Expanding asset classes beyond equity to include preferred stocks, commodities, collectibles, IP, brands, real estate, and art currently sitting in Swiss vaults as "dead assets in cold storage."
Fixed income market has $300 trillion of instruments trading over-the-counter with 300 basis point bid-ask spreads in dark markets requiring $25,000 Bloomberg subscriptions, versus potential 3 basis point spreads with tokenization.
"We can tokenize hundreds of trillions of dollars of assets - I'm thinking $500 trillion worth of equity, real estate, commodities, collectibles, arts, and new digital assets that never existed before" - Michael.
Tokenization enables new products like earning interest on equity holdings through lending to short sellers, or creating derivatives markets for old master's art, or getting competitive bids from global banks for asset-backed loans.

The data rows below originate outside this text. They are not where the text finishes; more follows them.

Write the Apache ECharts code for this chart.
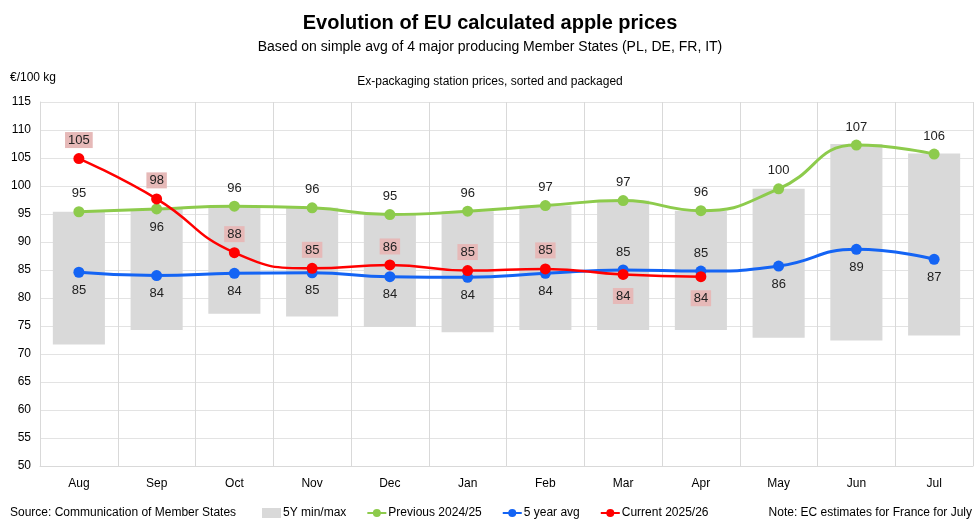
<!DOCTYPE html>
<html><head><meta charset="utf-8">
<script src="https://cdn.jsdelivr.net/npm/echarts@6/dist/echarts.min.js"></script>
<style>html,body{margin:0;padding:0;background:#fff}#c{width:980px;height:523px}</style>
</head><body><div id="c"></div>
<script>
const months = ['Aug','Sep','Oct','Nov','Dec','Jan','Feb','Mar','Apr','May','Jun','Jul'];
const yTicks = [50,55,60,65,70,75,80,85,90,95,100,105,110,115];
const minVals = [71.7,74.3,77.2,76.7,74.8,73.9,74.3,74.3,74.3,72.9,72.4,73.3];
const maxVals = [95.4,95.9,96.4,96.1,94.9,95.5,96.5,97.4,95.6,99.5,107.5,105.8];
const previous = [95.4,95.9,96.4,96.1,94.9,95.5,96.5,97.4,95.6,99.5,107.3,105.7];
const avg5 = [84.6,84.0,84.4,84.5,83.8,83.7,84.4,85.0,84.8,85.7,88.7,86.9];
const current = [104.9,97.7,88.1,85.3,85.9,84.9,85.2,84.2,83.8];

const greenBelow = ['Sep'];
const blueAbove = ['Mar','Apr'];
const redBelow = ['Mar','Apr'];
const font = 'Liberation Sans, Arial, sans-serif';

const chart = echarts.init(document.getElementById('c'));
const lbl = {show:true, fontFamily:font, fontSize:13, color:'#222', formatter: p => Math.round(p.value)};

chart.setOption({
  animation:false,
  textStyle:{fontFamily:font},
  title:[
    {text:'Evolution of EU calculated apple prices', left:'center', top:8, textStyle:{fontSize:20, fontWeight:'bold', color:'#000', fontFamily:font}},
    {text:'Based on simple avg of 4 major producing Member States (PL, DE, FR, IT)', left:'center', top:35, textStyle:{fontSize:14, fontWeight:'normal', color:'#000', fontFamily:font}},
    {text:'€/100 kg', left:5, top:67, textStyle:{fontSize:12, fontWeight:'normal', color:'#000', fontFamily:font}},
    {text:'Ex-packaging station prices, sorted and packaged', left:'center', top:71, textStyle:{fontSize:12, fontWeight:'normal', color:'#000', fontFamily:font}},
    {text:'Source: Communication of Member States', left:5, top:502, textStyle:{fontSize:12, fontWeight:'normal', color:'#000', fontFamily:font}},
    {text:'Note: EC estimates for France for July', right:3, top:502, textStyle:{fontSize:12, fontWeight:'normal', color:'#000', fontFamily:font}}
  ],
  legend:{
    data:[{name:'5Y min/max', icon:'rect'}, 'Previous 2024/25', '5 year avg', 'Current 2025/26'],
    left:257, top:502, itemWidth:19, itemHeight:10, itemGap:20,
    textStyle:{fontSize:12, color:'#000', fontFamily:font, padding:[0,0,0,-3]}
  },
  grid:{left:40, right:7, top:102, bottom:57},
  xAxis:{
    type:'category', data:months, boundaryGap:true,
    axisLine:{show:true, lineStyle:{color:'#d9d9d9'}},
    axisTick:{show:false},
    axisLabel:{color:'#000', fontSize:12, margin:12, fontFamily:font},
    splitLine:{show:true, interval:0, lineStyle:{color:'#d9d9d9'}}
  },
  yAxis:{
    type:'value', min:yTicks[0], max:yTicks[yTicks.length-1], interval:5,
    axisLine:{show:true, lineStyle:{color:'#d9d9d9'}},
    axisTick:{show:false},
    axisLabel:{color:'#000', fontSize:12, margin:9, fontFamily:font},
    splitLine:{show:true, lineStyle:{color:'#e3e3e3'}}
  },
  series:[
    {name:'base', type:'bar', stack:'mm', barWidth:'67%', itemStyle:{color:'transparent'}, data:minVals, silent:true},
    {name:'5Y min/max', type:'bar', stack:'mm', barWidth:'67%', itemStyle:{color:'#d9d9d9'},
      data:maxVals.map((v,i)=>+(v-minVals[i]).toFixed(2))},
    {name:'Previous 2024/25', type:'line', smooth:true, symbol:'circle', symbolSize:11,
      lineStyle:{width:3, color:'#8dcb4c'}, itemStyle:{color:'#8dcb4c'},
      label:Object.assign({}, lbl, {position:'top', distance:6}),
      data:previous.map((v,i)=> greenBelow.includes(months[i]) ? {value:v, label:{position:'bottom', distance:6}} : v), z:3},
    {name:'5 year avg', type:'line', smooth:true, symbol:'circle', symbolSize:11,
      lineStyle:{width:3, color:'#1464f4'}, itemStyle:{color:'#1464f4'},
      label:Object.assign({}, lbl, {position:'bottom', distance:6}),
      data:avg5.map((v,i)=> blueAbove.includes(months[i]) ? {value:v, label:{position:'top', distance:6}} : v), z:4},
    {name:'Current 2025/26', type:'line', smooth:true, symbol:'circle', symbolSize:11,
      lineStyle:{width:2.5, color:'#ff0000'}, itemStyle:{color:'#ff0000'},
      label:Object.assign({}, lbl, {position:'top', distance:5, backgroundColor:'#e6b9b8', padding:[2,3,1,3]}),
      data:current.map((v,i)=> redBelow.includes(months[i]) ? {value:v, label:{position:'bottom', distance:8}} : v), z:5}
  ]
});
</script></body></html>
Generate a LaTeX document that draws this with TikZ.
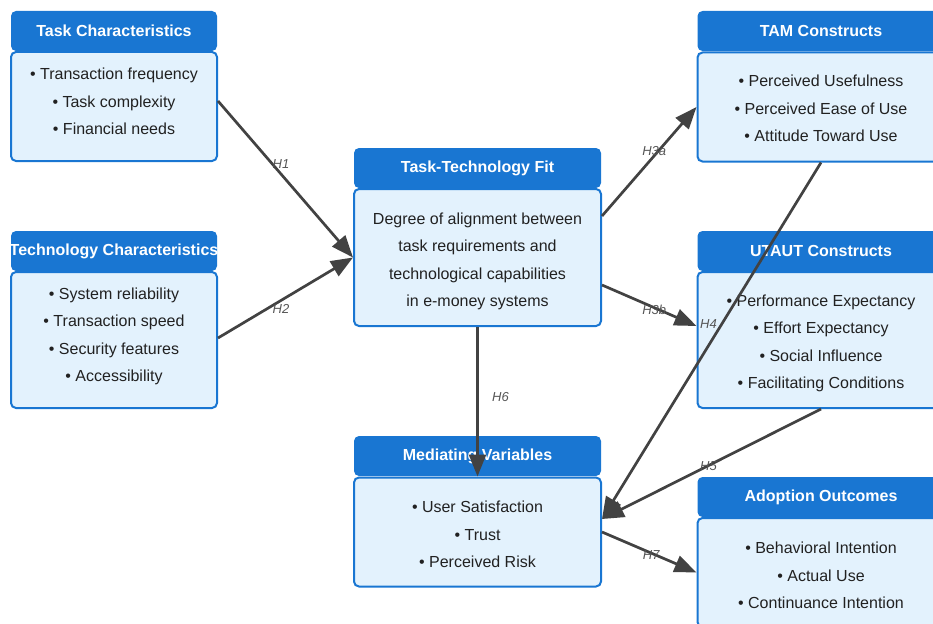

"A global chess podcast with 800,000 fans spread across every country could easily appeal to fans to raise capital by selling half the interest, but there isn't a straightforward legitimate path to do that now" - Michael.
US Leadership and Global Air Cover
"I think the United States really needs to lead in the digital assets arena, and if they do, that'll provide air cover for similar frameworks in the Middle East, Singapore, Japan, Europe, South America" - Michael.
Framework written from US perspective because American leadership would enable global adoption of similar principles, creating worldwide standards for digital asset legitimacy and innovation.
"For the past four years, I've been watching the crypto debate and there's a lot of yelling and talking past each other - we'd benefit from a framework" - Michael, explaining the motivation for creating standardized definitions and principles.
Binance trading MSTR token 24/7/365 represented "the first innovation" in crypto economy for MicroStrategy's stock, but German regulators shut it down rather than allowing the innovation to continue.